## What needs to be done
Please output every line of the material as it stands, without the pictures.

## Material
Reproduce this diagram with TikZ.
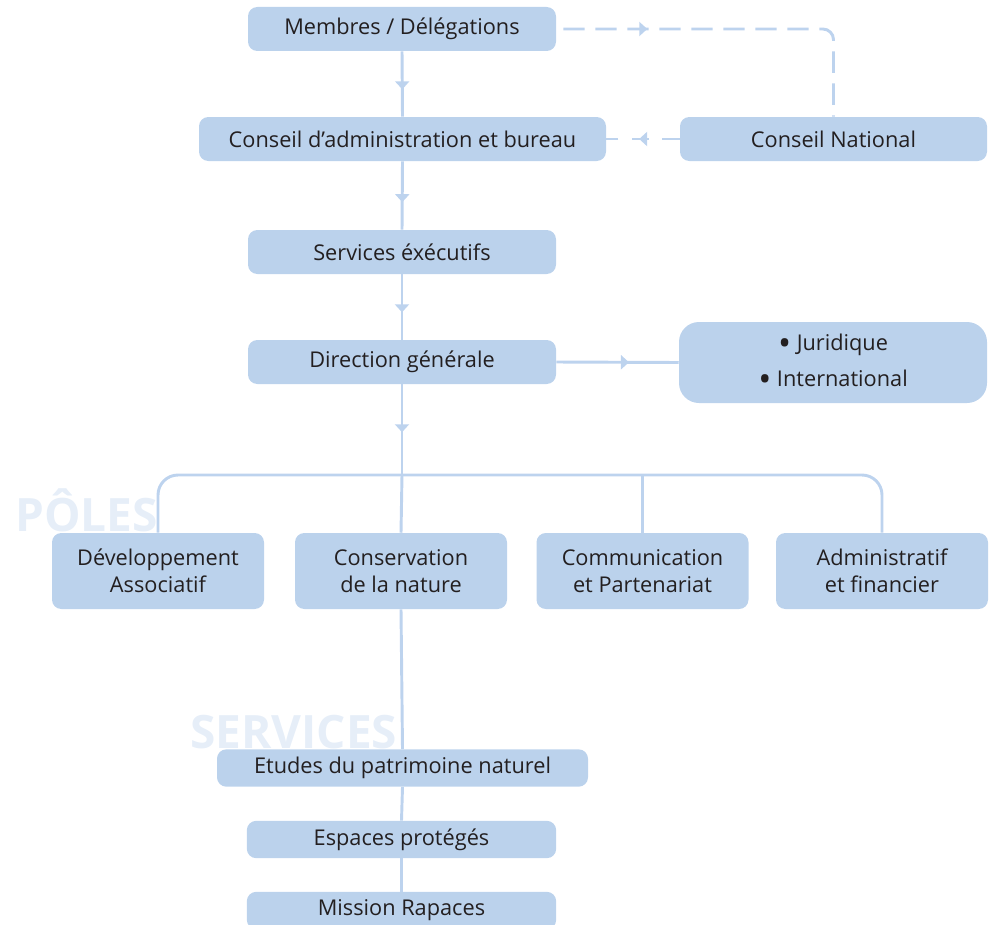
\documentclass[tikz,border=0pt]{standalone}
\usepackage{fontspec}
\setmainfont{Open Sans}
\usetikzlibrary{arrows.meta,decorations.markings}
\definecolor{boxblue}{HTML}{BBD2EC}
\definecolor{linkblue}{HTML}{BDD3EE}
\definecolor{txt}{HTML}{231F20}
\definecolor{ghost}{HTML}{E6EEF8}
\newcommand{\bigbul}{\raisebox{-0.22em}{\scalebox{1.6}{\textbullet}}}
\begin{document}
\begin{tikzpicture}[x=0.75pt,y=-0.75pt,
  box/.style={fill=boxblue, rounded corners=7pt, text=txt, inner sep=0pt, align=center,
    font=\fontsize{16.3}{20.3}\selectfont, minimum height=33pt, minimum width=231pt},
  pole/.style={box, minimum width=159pt, minimum height=57pt},
  svc/.style={box, minimum height=28pt, minimum width=232pt},
  link/.style={draw=linkblue, line width=2.2pt},
  dashlink/.style={link, dash pattern=on 16pt off 8pt},
  midarrow/.style={postaction={decorate}, decoration={markings,
    mark=at position #1 with {\arrow[xshift=4pt]{Triangle[width=10.5pt,length=6pt]}}}},
  ghosttext/.style={text=ghost, font=\fontsize{34.5}{36}\selectfont\bfseries, inner sep=0pt, anchor=base west},
]
\useasboundingbox (0,0) rectangle (991,924);

% ghost labels
\node[ghosttext] (poles) at (15,531) {PÔLES};
\node[ghosttext] (services) at (190,748) {SERVICES};

% boxes
\node[box] (mem) at (402,29) {Membres / Délégations};
\node[box, minimum width=305.25pt] (ca) at (402.5,139) {Conseil d’administration et bureau};
\node[box, minimum width=230.25pt] (cn) at (833.5,139) {Conseil National};
\node[box] (se) at (402,252) {Services éxécutifs};
\node[box] (dir) at (402,362) {Direction générale};
\node[box, rounded corners=15pt, minimum height=60.75pt, font=\fontsize{16.3}{27}\selectfont] (jur) at (833,362.5)
  {\bigbul\ Juridique\\\bigbul\ International};
\coordinate (bar) at (402,475);
\node[pole] (dev) at (158,571) {Développement\\Associatif};
\node[pole] (cons) at (401,571) {Conservation\\de la nature};
\node[pole] (comm) at (642.5,571) {Communication\\et Partenariat};
\node[pole] (adm) at (882,571) {Administratif\\et financier};
\node[svc, minimum width=278.25pt] (etu) at (402.5,768) {Etudes du patrimoine naturel};
\node[svc] (esp) at (401.5,839.5) {Espaces protégés};
\node[svc] (mis) at (401.5,910.5) {Mission Rapaces};

% connectors
\draw[link, midarrow=0.5] (mem.south) -- (ca.north);
\draw[link, midarrow=0.52] (ca.south) -- (se.north);
\draw[link, midarrow=0.5] (se.south) -- (dir.north);
\draw[link, midarrow=0.47] (dir.south) -- (bar);
\draw[link, midarrow=0.55] (dir.east) -- (jur.west);
\draw[dashlink, rounded corners=8pt, midarrow=59pt] ([xshift=5.25pt]mem.east) -| (cn.north);
\draw[dashlink, dash pattern=on 13pt off 10pt, midarrow=0.48] (cn.west) -- (ca.east);
\draw[link, rounded corners=15pt] (dev.north) -- (dev.north |- bar) -- (adm.north |- bar) -- (adm.north);
\draw[link] (bar) -- (cons.north);
\draw[link] (comm.north |- bar) -- (comm.north);
\draw[link] (cons.south) -- (etu.north);
\draw[link] (etu.south) -- (esp.north);
\draw[link] (esp.south) -- (mis.north);
\end{tikzpicture}
\end{document}
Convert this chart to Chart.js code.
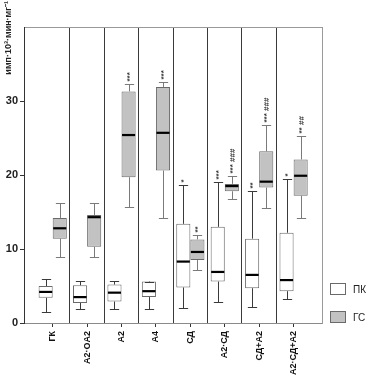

## Solution to this task
Reproduce this diagram with TikZ.
\documentclass[tikz,border=0pt]{standalone}
\usepackage{fontspec}
\setmainfont{Open Sans}
\usetikzlibrary{arrows.meta,decorations.markings}
\definecolor{boxblue}{HTML}{BBD2EC}
\definecolor{linkblue}{HTML}{BDD3EE}
\definecolor{txt}{HTML}{231F20}
\definecolor{ghost}{HTML}{E6EEF8}
\newcommand{\bigbul}{\raisebox{-0.22em}{\scalebox{1.6}{\textbullet}}}
\begin{document}
\begin{tikzpicture}[x=0.75pt,y=-0.75pt,
  box/.style={fill=boxblue, rounded corners=7pt, text=txt, inner sep=0pt, align=center,
    font=\fontsize{16.3}{20.3}\selectfont, minimum height=33pt, minimum width=231pt},
  pole/.style={box, minimum width=159pt, minimum height=57pt},
  svc/.style={box, minimum height=28pt, minimum width=232pt},
  link/.style={draw=linkblue, line width=2.2pt},
  dashlink/.style={link, dash pattern=on 16pt off 8pt},
  midarrow/.style={postaction={decorate}, decoration={markings,
    mark=at position #1 with {\arrow[xshift=4pt]{Triangle[width=10.5pt,length=6pt]}}}},
  ghosttext/.style={text=ghost, font=\fontsize{34.5}{36}\selectfont\bfseries, inner sep=0pt, anchor=base west},
]
\useasboundingbox (0,0) rectangle (991,924);

% ghost labels
\node[ghosttext] (poles) at (15,531) {PÔLES};
\node[ghosttext] (services) at (190,748) {SERVICES};

% boxes
\node[box] (mem) at (402,29) {Membres / Délégations};
\node[box, minimum width=305.25pt] (ca) at (402.5,139) {Conseil d’administration et bureau};
\node[box, minimum width=230.25pt] (cn) at (833.5,139) {Conseil National};
\node[box] (se) at (402,252) {Services éxécutifs};
\node[box] (dir) at (402,362) {Direction générale};
\node[box, rounded corners=15pt, minimum height=60.75pt, font=\fontsize{16.3}{27}\selectfont] (jur) at (833,362.5)
  {\bigbul\ Juridique\\\bigbul\ International};
\coordinate (bar) at (402,475);
\node[pole] (dev) at (158,571) {Développement\\Associatif};
\node[pole] (cons) at (401,571) {Conservation\\de la nature};
\node[pole] (comm) at (642.5,571) {Communication\\et Partenariat};
\node[pole] (adm) at (882,571) {Administratif\\et financier};
\node[svc, minimum width=278.25pt] (etu) at (402.5,768) {Etudes du patrimoine naturel};
\node[svc] (esp) at (401.5,839.5) {Espaces protégés};
\node[svc] (mis) at (401.5,910.5) {Mission Rapaces};

% connectors
\draw[link, midarrow=0.5] (mem.south) -- (ca.north);
\draw[link, midarrow=0.52] (ca.south) -- (se.north);
\draw[link, midarrow=0.5] (se.south) -- (dir.north);
\draw[link, midarrow=0.47] (dir.south) -- (bar);
\draw[link, midarrow=0.55] (dir.east) -- (jur.west);
\draw[dashlink, rounded corners=8pt, midarrow=59pt] ([xshift=5.25pt]mem.east) -| (cn.north);
\draw[dashlink, dash pattern=on 13pt off 10pt, midarrow=0.48] (cn.west) -- (ca.east);
\draw[link, rounded corners=15pt] (dev.north) -- (dev.north |- bar) -- (adm.north |- bar) -- (adm.north);
\draw[link] (bar) -- (cons.north);
\draw[link] (comm.north |- bar) -- (comm.north);
\draw[link] (cons.south) -- (etu.north);
\draw[link] (etu.south) -- (esp.north);
\draw[link] (esp.south) -- (mis.north);
\end{tikzpicture}
\end{document}
Convert this chart to Chart.js code.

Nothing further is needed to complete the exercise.